In cancer care alone, over 700 independent cancer clinics were acquired by hospitals from 2008 – 2020.

The cause and effect of this is clear: prices for physician services in areas with high market concentration are between 14 and 30 percent higher than in areas with less consolidation.

 And in the prescription drug supply chain, 79% of all drug claims are now processed by three pharmacy benefit managers (PBMs), all of which are vertically integrated into large health insurance companies. This vertical consolidation – which investors and executives say will build and scale a more integrated health care system will, in reality, shift incentives and increase drug costs for Americans. 

The House Budget Committee and the House Republican conference have been leading the way to combat health care consolidation through policies in our Fiscal Year 2025 Reverse the Curse Budget such as site neutral payment reform.

Equalizing payments for the same service through Medicare site neutral reform—while ensuring our rural providers are unaffected—is not only commonsense, it would save taxpayers over $150 billion dollars over the 10-year budget window.

More importantly, this policy would end the perverse incentive that is leading to hospitals acquiring independent physician offices, leaving the market with less competition and patients with few choices.
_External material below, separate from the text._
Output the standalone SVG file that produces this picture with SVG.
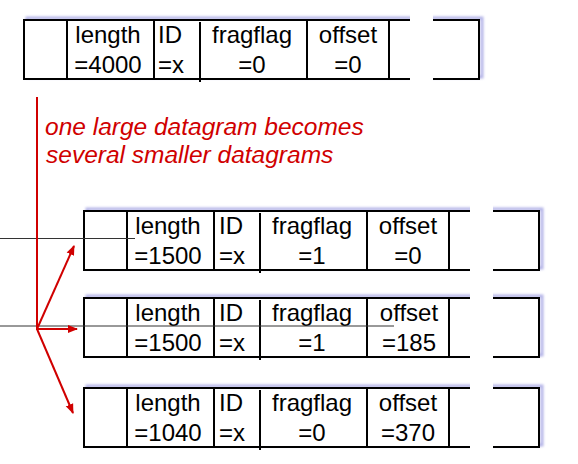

Most importantly, our reforms will ensure seniors will pay less in out-of-pocket costs.

Lastly, the House Republican Lower Costs, More Transparency Act that passed the House last December, not only includes transparency reforms to improve the health care market, but it also includes site-neutral payments for Part B physician-administered drugs. 

As Chairman, I have made clear that this Committee takes its fiduciary duty to taxpayers seriously. That is why we will examine the effects of rising consolidation on the budget and discuss the reform necessary to reverse this trend, restore market competition, and reduce health care spending for the American people.